Thank you so much for working on this, Paul, I truly appreciate your support!
I was able to run your code and get some results. I noted that the final mask output varies based on the order of the coordinates.
Specifically, I tested it on a case where my points were laying on a Z plane (so the Z coordinate is fixed for all the points).
I tried three different scenarios:

  1. CASE 1: the coordinates in the input file were exactly as I was given (i.e., in the order that the drawer traced them on ImageJ, in this case it was clockwise. In my project, the tracer will trace the coordinates either clockwise or counterclockwise). I just copied the coordinates of the first point at the end of the file as you suggested for your code.

292 297 80
294 298 80
296 297 80
298 294 80
297 292 80
297 292 80
294 292 80
292 292 80
292 294 80
292 297 80

  1. CASE 2: the X coordinates were sorted from low to high, and for each X, the Y coordinates were sorted from low to high.

292 297 80
292 292 80
292 294 80
294 292 80
294 298 80
297 292 80
297 292 80
296 297 80
298 294 80
292 297 80

  1. CASE 3: the Y coordinates were sorted from low to high, and for each Y, the X coordinates were sorted from low to high.

292 292 80
294 292 80
297 292 80
297 292 80
292 294 80
298 294 80
292 297 80
296 297 80
294 298 80
292 292 80

The results from the 3 cases are attached. To “fill” a convex polygon your program should have the X coordinates sorted from low to high, and, for each X coordinate, the Y coordinates should also be sorted.
The result from case n.2 was indeed the one that fitted my goal the best, although not exactly. As you can see in the attached file “goal”, I would like to have segmented also the voxels reported in green.
Anyway, thank you so much for making this program. I will try to work on it to achieve my final goal. Thank you for your help on this, really appreciate it.
Please let me know if you further update your program or if you have any suggestion. Thank you!


Hi, Giuseppe-

Indeed, the order of points in the text file matters—they would have to be given in the order you want the line segments to be drawn.

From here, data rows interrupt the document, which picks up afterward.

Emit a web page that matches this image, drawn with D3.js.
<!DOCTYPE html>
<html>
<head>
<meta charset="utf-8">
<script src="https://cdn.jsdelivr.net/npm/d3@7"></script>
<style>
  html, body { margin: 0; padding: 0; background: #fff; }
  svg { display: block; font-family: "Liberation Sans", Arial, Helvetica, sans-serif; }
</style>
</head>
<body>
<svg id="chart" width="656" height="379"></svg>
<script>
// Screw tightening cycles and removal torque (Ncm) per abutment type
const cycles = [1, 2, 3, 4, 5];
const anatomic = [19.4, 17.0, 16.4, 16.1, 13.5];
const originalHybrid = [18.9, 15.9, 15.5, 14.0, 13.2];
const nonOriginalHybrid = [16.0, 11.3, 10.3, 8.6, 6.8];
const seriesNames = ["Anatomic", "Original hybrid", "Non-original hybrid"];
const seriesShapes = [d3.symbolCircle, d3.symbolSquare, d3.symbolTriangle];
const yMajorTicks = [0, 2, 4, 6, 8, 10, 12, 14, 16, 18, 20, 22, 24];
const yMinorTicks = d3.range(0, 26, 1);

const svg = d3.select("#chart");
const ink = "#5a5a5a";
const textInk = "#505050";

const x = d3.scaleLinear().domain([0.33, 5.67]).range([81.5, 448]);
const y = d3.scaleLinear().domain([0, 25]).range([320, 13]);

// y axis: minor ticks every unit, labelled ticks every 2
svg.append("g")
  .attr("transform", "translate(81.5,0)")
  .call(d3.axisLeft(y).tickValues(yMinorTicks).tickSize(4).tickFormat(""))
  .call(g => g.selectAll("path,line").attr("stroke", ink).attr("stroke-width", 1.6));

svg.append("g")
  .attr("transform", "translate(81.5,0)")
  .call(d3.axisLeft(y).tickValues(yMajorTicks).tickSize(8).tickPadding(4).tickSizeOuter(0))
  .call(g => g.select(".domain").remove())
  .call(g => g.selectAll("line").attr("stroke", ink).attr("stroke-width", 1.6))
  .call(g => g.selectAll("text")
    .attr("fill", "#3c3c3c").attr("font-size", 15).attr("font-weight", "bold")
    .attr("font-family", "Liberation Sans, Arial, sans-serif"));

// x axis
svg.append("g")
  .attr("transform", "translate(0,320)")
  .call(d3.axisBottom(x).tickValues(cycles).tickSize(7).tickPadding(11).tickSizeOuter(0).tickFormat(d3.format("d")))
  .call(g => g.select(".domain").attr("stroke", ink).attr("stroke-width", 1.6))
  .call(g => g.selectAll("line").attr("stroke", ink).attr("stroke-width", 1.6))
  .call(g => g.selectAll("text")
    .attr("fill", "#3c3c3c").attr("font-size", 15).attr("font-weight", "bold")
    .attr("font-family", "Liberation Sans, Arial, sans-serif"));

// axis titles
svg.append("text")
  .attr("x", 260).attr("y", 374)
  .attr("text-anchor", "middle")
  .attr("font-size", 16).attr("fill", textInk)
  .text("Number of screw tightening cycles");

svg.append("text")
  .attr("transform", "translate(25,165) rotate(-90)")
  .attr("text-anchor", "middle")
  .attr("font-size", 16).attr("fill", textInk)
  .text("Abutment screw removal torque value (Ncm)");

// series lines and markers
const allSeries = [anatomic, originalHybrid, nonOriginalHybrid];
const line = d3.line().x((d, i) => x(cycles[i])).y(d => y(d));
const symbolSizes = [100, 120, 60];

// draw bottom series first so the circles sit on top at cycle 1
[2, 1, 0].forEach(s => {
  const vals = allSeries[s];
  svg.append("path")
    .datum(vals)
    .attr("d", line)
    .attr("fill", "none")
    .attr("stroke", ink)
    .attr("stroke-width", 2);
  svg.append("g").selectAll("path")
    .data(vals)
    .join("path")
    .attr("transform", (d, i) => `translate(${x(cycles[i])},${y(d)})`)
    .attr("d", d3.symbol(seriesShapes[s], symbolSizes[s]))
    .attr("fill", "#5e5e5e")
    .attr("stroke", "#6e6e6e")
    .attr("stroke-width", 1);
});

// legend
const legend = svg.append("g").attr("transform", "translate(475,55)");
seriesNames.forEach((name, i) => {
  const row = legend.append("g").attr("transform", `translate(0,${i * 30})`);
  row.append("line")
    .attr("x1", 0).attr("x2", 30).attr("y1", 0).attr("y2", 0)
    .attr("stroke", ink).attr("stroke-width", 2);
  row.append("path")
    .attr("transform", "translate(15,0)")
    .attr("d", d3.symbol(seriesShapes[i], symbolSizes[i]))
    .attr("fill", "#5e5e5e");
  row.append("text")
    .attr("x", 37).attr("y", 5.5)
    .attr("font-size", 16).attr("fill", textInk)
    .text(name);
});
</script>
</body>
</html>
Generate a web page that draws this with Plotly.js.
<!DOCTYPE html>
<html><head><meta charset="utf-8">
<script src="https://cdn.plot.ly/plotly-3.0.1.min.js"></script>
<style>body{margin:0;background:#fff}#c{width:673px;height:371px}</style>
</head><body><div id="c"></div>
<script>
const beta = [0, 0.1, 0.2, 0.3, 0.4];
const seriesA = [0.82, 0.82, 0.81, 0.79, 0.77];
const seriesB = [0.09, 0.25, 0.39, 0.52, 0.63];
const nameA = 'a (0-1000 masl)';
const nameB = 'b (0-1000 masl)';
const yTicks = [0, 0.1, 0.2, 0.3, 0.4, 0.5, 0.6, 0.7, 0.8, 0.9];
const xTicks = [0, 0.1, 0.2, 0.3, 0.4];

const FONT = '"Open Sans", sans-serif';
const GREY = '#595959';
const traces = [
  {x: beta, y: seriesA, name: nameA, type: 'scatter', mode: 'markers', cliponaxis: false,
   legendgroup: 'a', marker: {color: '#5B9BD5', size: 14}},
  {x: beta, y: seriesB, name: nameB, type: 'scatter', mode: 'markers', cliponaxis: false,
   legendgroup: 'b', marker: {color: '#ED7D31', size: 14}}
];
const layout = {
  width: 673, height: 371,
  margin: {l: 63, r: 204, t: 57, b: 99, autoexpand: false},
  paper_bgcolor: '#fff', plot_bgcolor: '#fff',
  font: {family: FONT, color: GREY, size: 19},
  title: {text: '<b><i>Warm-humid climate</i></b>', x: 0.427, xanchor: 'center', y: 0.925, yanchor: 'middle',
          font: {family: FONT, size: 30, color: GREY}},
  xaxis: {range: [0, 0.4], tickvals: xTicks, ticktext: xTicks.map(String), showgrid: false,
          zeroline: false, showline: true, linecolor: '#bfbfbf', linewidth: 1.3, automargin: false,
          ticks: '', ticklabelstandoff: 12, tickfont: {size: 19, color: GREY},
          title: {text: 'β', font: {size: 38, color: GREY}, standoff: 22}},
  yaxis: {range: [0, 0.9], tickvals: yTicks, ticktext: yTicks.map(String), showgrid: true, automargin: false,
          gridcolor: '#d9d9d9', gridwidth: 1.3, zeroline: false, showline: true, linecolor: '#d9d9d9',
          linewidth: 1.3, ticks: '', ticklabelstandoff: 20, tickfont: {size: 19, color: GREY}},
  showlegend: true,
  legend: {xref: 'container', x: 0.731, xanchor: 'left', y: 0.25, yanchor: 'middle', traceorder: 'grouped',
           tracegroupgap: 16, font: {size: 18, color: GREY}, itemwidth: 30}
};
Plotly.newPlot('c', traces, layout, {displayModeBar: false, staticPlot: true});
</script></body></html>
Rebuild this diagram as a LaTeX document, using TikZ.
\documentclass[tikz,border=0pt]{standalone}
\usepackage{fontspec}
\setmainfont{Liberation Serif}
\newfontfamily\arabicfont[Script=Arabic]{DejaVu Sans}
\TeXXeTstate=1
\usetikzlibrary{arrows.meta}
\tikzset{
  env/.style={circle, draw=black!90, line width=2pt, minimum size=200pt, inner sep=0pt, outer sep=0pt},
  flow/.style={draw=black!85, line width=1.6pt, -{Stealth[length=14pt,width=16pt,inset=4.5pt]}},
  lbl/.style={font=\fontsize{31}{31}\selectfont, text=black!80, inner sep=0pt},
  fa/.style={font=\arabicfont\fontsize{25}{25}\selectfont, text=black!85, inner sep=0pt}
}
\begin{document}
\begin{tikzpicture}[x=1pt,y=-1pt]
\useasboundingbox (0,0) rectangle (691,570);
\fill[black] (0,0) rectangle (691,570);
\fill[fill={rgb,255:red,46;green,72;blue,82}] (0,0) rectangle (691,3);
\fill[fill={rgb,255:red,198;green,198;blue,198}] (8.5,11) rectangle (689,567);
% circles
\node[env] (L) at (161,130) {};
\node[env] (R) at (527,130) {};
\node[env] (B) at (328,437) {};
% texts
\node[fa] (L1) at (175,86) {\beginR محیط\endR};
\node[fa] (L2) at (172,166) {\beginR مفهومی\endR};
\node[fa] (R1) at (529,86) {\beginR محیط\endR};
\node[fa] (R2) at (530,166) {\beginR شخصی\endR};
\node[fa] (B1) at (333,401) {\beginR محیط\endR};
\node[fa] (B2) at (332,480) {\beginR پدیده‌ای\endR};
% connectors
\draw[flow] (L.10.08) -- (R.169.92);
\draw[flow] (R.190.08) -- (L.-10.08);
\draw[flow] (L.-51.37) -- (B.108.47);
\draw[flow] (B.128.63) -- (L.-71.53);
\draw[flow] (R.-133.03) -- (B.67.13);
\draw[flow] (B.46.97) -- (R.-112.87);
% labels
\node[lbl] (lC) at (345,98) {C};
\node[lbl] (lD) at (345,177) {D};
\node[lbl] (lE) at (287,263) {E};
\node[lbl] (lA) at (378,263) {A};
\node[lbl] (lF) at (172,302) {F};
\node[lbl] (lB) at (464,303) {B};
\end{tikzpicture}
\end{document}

To be clear, this is a veeery primitive algorithm for doing this… Maybe there is a cleverer way, the way that shapes could be made is so general, it is pretty tricky.

I think using the draw dataset plugin might be the best way to accomplish this, actually, even though it isn’t scriptable.

How many datasets do you have to process in this way?


I have ~5000 datasets, that’s why I am trying to use a script.

I just found out that in order to have the shape got closed by your program, the first line should be repeated as the last not once, but twice.
By doing this, the shape gets closed and the mask that I obtain matches exactly what I need. I used the original list of coordinates, which are reported following either a clockwise or an anti-clockwise direction around the polygon.

Thank you SO much! Maybe it would be useful to implement this program in AFNI, as other people might need to do a similar task, maybe!


Hi, Giuseppe-

OH. 5000 datasets probably is more instances than you want to use in the GUI…

Glad that was useful for you.

Will ponder making that into a slightly more script/commandline form, indeed, then.


Paul’s solutions looks pretty good to me, but for 5000 ROIs, it might be a little slow, but that might not be too bad. We have something a little like this inside our Draw Dataset plugin - line propagation and then ROI filling, but it’s not exposed in a separate function. For reference, I think the line propagation is done in AFNI_3d_linefill() in afni_receive.c and DRAW_2dfiller in plug_drawdset.c. The filling is done in 2D in the slice orientation in which it was drawn. Unless the ROI is blobby, filling in all 3 directions, as noted in Paul’s script, may not be what you want, so you may want to tweak that as an option for a particular direction.

In any case,ImageJ and its branch, Fiji, have plugins themselves for doing this kind of job. I’m not sure this will be better than the AFNI way, but you might consider that in the future.

Also, just FYI, there are the poly2mask and regionfill functions in Matlab for doing similar processing in 2D.